Detailed assessment of activities of daily living in moderate to severe Alzheimer's disease

Department of Neurology, V127, University of California, San Diego, 3350 La Jolla Village Drive, San Diego, CA 92161, USA.
Journal of the International Neuropsychological Society (Impact Factor: 3.01). 08/2005; 11(4):446-53. DOI: 10.1017/S1355617705050502
Source: PubMed

ABSTRACT Patients with Alzheimer's Disease (AD) who have reached a stage of moderate to severe dementia are capable of completing a restricted range of cognitive tests and performing a limited range of activities of daily living (ADL). As part of an initiative to develop instruments to evaluate AD, we analyzed data describing the performance of a large number of ADL and scores on cognitive and global assessment measures in a cohort of patients with AD with moderate to severe cognitive impairment, defined as a Mini-Mental State Examination score ranging from 0-15 (out of 30).
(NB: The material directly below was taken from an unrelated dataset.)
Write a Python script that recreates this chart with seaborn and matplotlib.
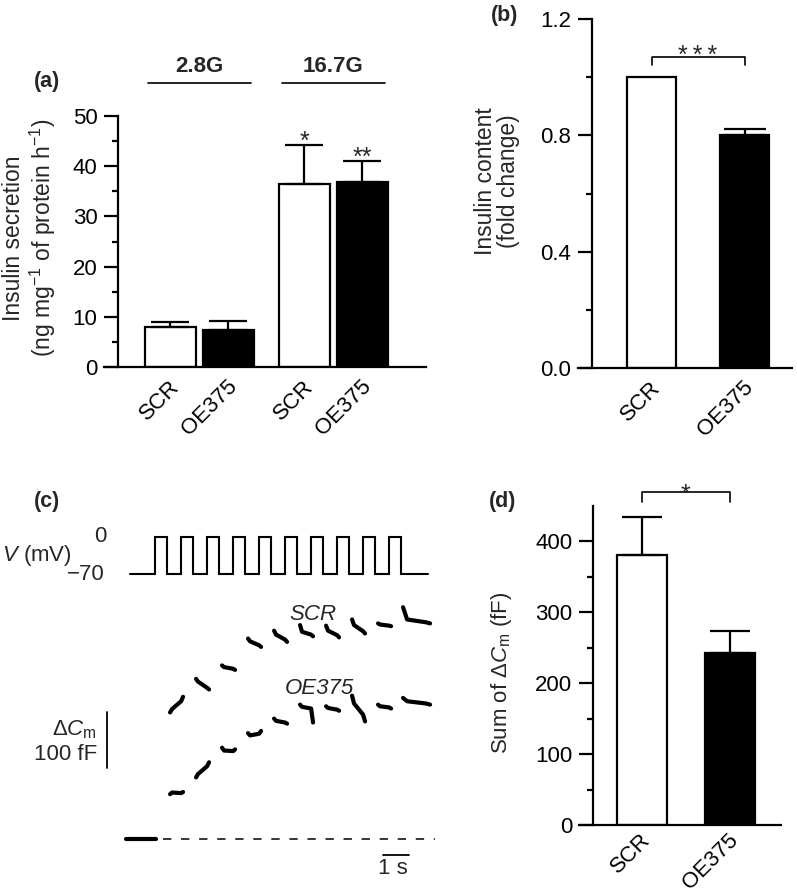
import numpy as np
import pandas as pd
import matplotlib
matplotlib.use("Agg")
import matplotlib.pyplot as plt
import seaborn as sns
from matplotlib.ticker import FixedLocator, FormatStrFormatter
from matplotlib.transforms import ScaledTranslation

# ------------------------------------------------------------------ data
# (a) insulin secretion, order: 2.8G SCR, 2.8G OE375, 16.7G SCR, 16.7G OE375
a_groups = ["2.8G", "16.7G"]
a_constructs = ["SCR", "OE375"]
a_mean = [8.0, 7.3, 36.5, 36.9]
a_sem = [1.0, 1.8, 7.8, 4.1]
a_stars = ["", "", "*", "**"]

# (b) insulin content
b_labels = ["SCR", "OE375"]
b_mean = [1.0, 0.80]
b_sem = [0.0, 0.022]
b_star = "*\u2009*\u2009*"

# (c) capacitance recording
pulse_onsets_s = [0, 1, 2, 3, 4, 5, 6, 7, 8, 9]
pulse_width_s = 0.48
v_hold_mV = -70
v_step_mV = 0
seg_start_s = [0.58, 1.58, 2.58, 3.58, 4.58, 5.58, 6.58, 7.58, 8.58, 9.54]
seg_end_s = [1.08, 2.08, 3.08, 4.08, 5.08, 6.08, 7.08, 8.08, 9.08, 10.58]
seg_frac = [0.0, 0.15, 0.85, 1.0]
scr_fF = [
    [226, 232, 246, 254],
    [286, 281, 270, 267],
    [310, 307, 304, 302],
    [358, 353, 346, 343],
    [372, 365, 356, 352],
    [382, 370, 365, 362],
    [381, 372, 364, 360],
    [392, 382, 371, 367],
    [385, 383, 381, 380],
    [414, 392, 387, 385],
]
oe_fF = [
    [80, 83, 82, 84],
    [110, 116, 130, 137],
    [163, 158, 157, 160],
    [189, 185, 188, 193],
    [215, 211, 208, 206],
    [240, 236, 233, 208],
    [237, 234, 231, 229],
    [256, 242, 222, 210],
    [240, 237, 235, 233],
    [252, 246, 242, 240],
]
pre_span_s = [-1.12, 0.04]
baseline_span_s = [0.30, 10.78]
scale_cap_fF = 100
scale_time_s = 1

# (d) sum of capacitance
d_labels = ["SCR", "OE375"]
d_mean = [381, 243]
d_sem = [53, 30]
d_star = "*"

# ------------------------------------------------------------------ style
sns.set_theme(style="ticks")
plt.rcParams["font.family"] = ["Liberation Sans", "DejaVu Sans"]
plt.rcParams["mathtext.fontset"] = "custom"
plt.rcParams["mathtext.rm"] = "Liberation Sans"
plt.rcParams["mathtext.it"] = "Liberation Sans:italic"
plt.rcParams["mathtext.bf"] = "Liberation Sans:bold"
plt.rcParams["lines.scale_dashes"] = False

W, H = 797, 892
fig = plt.figure(figsize=(W / 100, H / 100), dpi=100)
fig.patch.set_facecolor("white")


def rect(l, t, r, b):
    return [l / W, 1 - b / H, (r - l) / W, (b - t) / H]


def fx(px):
    return px / W


def fy(py):
    return 1 - py / H


LW = 1.6
FS = 16
STAR_FS = 18


def style_bar_axis(ax, xlim, spine_x, ylim, major, minor):
    ax.set_xlim(*xlim)
    ax.set_ylim(*ylim)
    ax.spines["left"].set_position(("data", spine_x))
    for s in ["top", "right"]:
        ax.spines[s].set_visible(False)
    for s in ["left", "bottom"]:
        ax.spines[s].set_linewidth(LW)
        ax.spines[s].set_color("black")
    ax.yaxis.set_major_locator(FixedLocator(major))
    ax.yaxis.set_minor_locator(FixedLocator(minor))
    ax.tick_params(axis="y", which="major", length=10, width=LW, direction="out",
                   labelsize=FS, pad=5, color="black", labelcolor="black")
    ax.tick_params(axis="y", which="minor", length=4, width=LW, direction="out",
                   color="black")
    ax.tick_params(axis="x", which="both", length=0, labelsize=FS, pad=6.5,
                   labelcolor="black")
    ax.set_xlabel("")
    ax.set_ylabel("")
    ax.set_facecolor("white")


def set_rot_labels(ax, centers, labels, dx=0.13, dy=0.0):
    ax.set_xticks(centers)
    ax.set_xticklabels(labels, rotation=45, ha="right", va="top")
    off = ScaledTranslation(dx, dy, fig.dpi_scale_trans)
    for lab in ax.get_xticklabels():
        lab.set_transform(lab.get_transform() + off)


def bar_centers(ax):
    ps = sorted(ax.patches, key=lambda p: p.get_x())
    return [p.get_x() + p.get_width() / 2 for p in ps]


pal = {"SCR": "white", "OE375": "black"}

# ------------------------------------------------------------------ (a)
ax_a = fig.add_axes(rect(104, 116, 426, 367))
df_a = pd.DataFrame({"group": np.repeat(a_groups, 2),
                     "construct": a_constructs * 2,
                     "value": a_mean})
sns.barplot(data=df_a, x="group", y="value", hue="construct", order=a_groups,
            hue_order=a_constructs, palette=pal, edgecolor="black", linewidth=LW,
            width=0.86, gap=0.116, errorbar=None, legend=False, saturation=1, ax=ax_a)
ca = bar_centers(ax_a)
ax_a.errorbar(ca, a_mean, yerr=[np.zeros(len(a_sem)), a_sem], fmt="none",
              ecolor="black", elinewidth=LW, capsize=14, capthick=LW, zorder=1)
style_bar_axis(ax_a, (-0.711, 1.692), -0.605, (0, 50), [0, 10, 20, 30, 40, 50],
               [5, 15, 25, 35, 45])
set_rot_labels(ax_a, ca, a_constructs * 2)
for x, m, e, s in zip(ca, a_mean, a_sem, a_stars):
    if s:
        ax_a.text(x, m + e - 0.75, s, ha="center", va="baseline",
                  fontsize=STAR_FS, clip_on=False)
# group headers
for gi, g in enumerate(a_groups):
    ax_a.plot([gi - 0.384, gi + 0.384], [56.6, 56.6], color="black", lw=1.2,
              clip_on=False)
    ax_a.text(gi, 57.8, g, ha="center", va="bottom", fontsize=FS,
              fontweight="bold", clip_on=False)
fig.text(fx(30), fy(238), "Insulin secretion\n(ng mg$^{-1}$ of protein h$^{-1}$)",
         rotation=90, ha="center", va="center", fontsize=16.5,
         multialignment="center", linespacing=1.15)
fig.text(fx(47), fy(82), "(a)", ha="center", va="center", fontsize=15.5,
         fontweight="bold")

# ------------------------------------------------------------------ (b)
ax_b = fig.add_axes(rect(578, 19, 792, 368))
df_b = pd.DataFrame({"construct": b_labels, "value": b_mean})
sns.barplot(data=df_b, x="construct", y="value", hue="construct", order=b_labels,
            palette=pal, edgecolor="black", linewidth=LW, width=0.527,
            errorbar=None, legend=False, saturation=1, ax=ax_b)
cb = bar_centers(ax_b)
for x, m, e in zip(cb, b_mean, b_sem):
    if e > 0:
        ax_b.errorbar([x], [m], yerr=[[0], [e]], fmt="none", ecolor="black",
                      elinewidth=LW, capsize=15, capthick=LW, zorder=1)
style_bar_axis(ax_b, (-0.79, 1.51), -0.64, (0, 1.2), [0.0, 0.4, 0.8, 1.2],
               [0.2, 0.6, 1.0])
ax_b.yaxis.set_major_formatter(FormatStrFormatter("%.1f"))
set_rot_labels(ax_b, cb, b_labels)
ax_b.plot([cb[0], cb[0], cb[1], cb[1]], [1.042, 1.0695, 1.0695, 1.042],
          color="black", lw=1.2, clip_on=False)
ax_b.text((cb[0] + cb[1]) / 2, 1.049, b_star, ha="center", va="baseline",
          fontsize=STAR_FS, clip_on=False)
fig.text(fx(497), fy(181), "Insulin content\n(fold change)", rotation=90,
         ha="center", va="center", fontsize=16.5, multialignment="center",
         linespacing=1.05)
fig.text(fx(505), fy(16), "(b)", ha="center", va="center", fontsize=15.5,
         fontweight="bold")

# ------------------------------------------------------------------ (c)
ax_v = fig.add_axes(rect(0, 520, 445, 590))
ax_c = fig.add_axes(rect(0, 600, 445, 880))
xl = (-5.96, 11.154)
ax_v.set_xlim(*xl)
ax_v.set_ylim(-100.27, 32.16)
ax_c.set_xlim(*xl)
ax_c.set_ylim(-73.2, 426.8)

tv, vv = [-0.96], [v_hold_mV]
for on in pulse_onsets_s:
    tv += [on, on, on + pulse_width_s, on + pulse_width_s]
    vv += [v_hold_mV, v_step_mV, v_step_mV, v_hold_mV]
tv.append(10.5)
vv.append(v_hold_mV)
ax_v.plot(tv, vv, color="black", lw=1.5, solid_joinstyle="miter")

rows = []
for k in range(len(seg_start_s)):
    for f, cs, co in zip(seg_frac, scr_fF[k], oe_fF[k]):
        t = seg_start_s[k] + f * (seg_end_s[k] - seg_start_s[k])
        rows.append(dict(t=t, c=cs, seg=f"scr{k}"))
        rows.append(dict(t=t, c=co, seg=f"oe{k}"))
rows.append(dict(t=pre_span_s[0], c=0, seg="pre"))
rows.append(dict(t=pre_span_s[1], c=0, seg="pre"))
df_c = pd.DataFrame(rows)
sns.lineplot(data=df_c, x="t", y="c", units="seg", estimator=None, color="black",
             lw=3.0, sort=False, ax=ax_c)
ax_c.plot(baseline_span_s, [0, 0], color="black", lw=1.1, dashes=(6, 7))
# scale bars
ax_c.plot([-1.846, -1.846], [127, 127 + scale_cap_fF], color="black", lw=1.3)
ax_c.plot([8.77, 8.77 + scale_time_s], [-28.6, -28.6], color="black", lw=1.3)
for ax in (ax_v, ax_c):
    ax.set_axis_off()

fig.text(fx(393), fy(869), "1 s", ha="center", va="center", fontsize=FS)
fig.text(fx(97), fy(730), r"$\mathit{\Delta C}_{\mathrm{m}}$", ha="right",
         va="center", fontsize=FS)
fig.text(fx(97), fy(755), "100 fF", ha="right", va="center", fontsize=FS)
fig.text(fx(313), fy(615), "SCR", ha="center", va="center", fontsize=FS,
         style="italic")
fig.text(fx(319), fy(688), "OE375", ha="center", va="center", fontsize=FS,
         style="italic")
fig.text(fx(100), fy(537), "0", ha="center", va="center", fontsize=FS)
fig.text(fx(105), fy(575), "\u221270", ha="right", va="center", fontsize=FS)
fig.text(fx(72), fy(555), r"$\mathit{V}$ (mV)", ha="right", va="center",
         fontsize=FS)
fig.text(fx(47), fy(502), "(c)", ha="center", va="center", fontsize=15.5,
         fontweight="bold")

# ------------------------------------------------------------------ (d)
ax_d = fig.add_axes(rect(579, 506, 781, 825))
df_d = pd.DataFrame({"construct": d_labels, "value": d_mean})
sns.barplot(data=df_d, x="construct", y="value", hue="construct", order=d_labels,
            palette=pal, edgecolor="black", linewidth=LW, width=0.568,
            errorbar=None, legend=False, saturation=1, ax=ax_d)
cd = bar_centers(ax_d)
ax_d.errorbar(cd, d_mean, yerr=[np.zeros(len(d_sem)), d_sem], fmt="none",
              ecolor="black", elinewidth=LW, capsize=14.5, capthick=LW, zorder=1)
style_bar_axis(ax_d, (-0.716, 1.58), -0.557, (0, 450), [0, 100, 200, 300, 400],
               [50, 150, 250, 350])
set_rot_labels(ax_d, cd, d_labels, dx=0.13, dy=0.045)
ax_d.plot([cd[0], cd[0], cd[1], cd[1]], [455, 469.3, 469.3, 455], color="black",
          lw=1.2, clip_on=False)
ax_d.text((cd[0] + cd[1]) / 2, 456.5, d_star, ha="center", va="baseline",
          fontsize=STAR_FS, clip_on=False)
fig.text(fx(502), fy(673), r"Sum of $\mathit{\Delta C}_{\mathrm{m}}$ (fF)",
         rotation=90, ha="center", va="center", fontsize=FS)
fig.text(fx(503), fy(502), "(d)", ha="center", va="center", fontsize=15.5,
         fontweight="bold")

fig.savefig("out.png", dpi=100, facecolor="white")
From the large pool of ADL, 19 met criteria of applicability, reliability, good scaling, concordant validity, and sensitivity to detect change in performance over 6-12 months. A total score derived from these 19 ADL ratings, comprising a scale termed the Alzheimer Disease Cooperative Study ADL-sev, correlated strongly with measures of cognition and of global dementia severity. Patients with moderate to severe AD showed a decline on the ADL-sev and cognitive measures over 6 and 12 months, consistent with the progression of AD. Detailed evaluation of ADL may provide a useful index to evaluate patients with moderate to severe AD and may complement cognitive assessment, especially for characterizing change in interventional or therapeutic studies.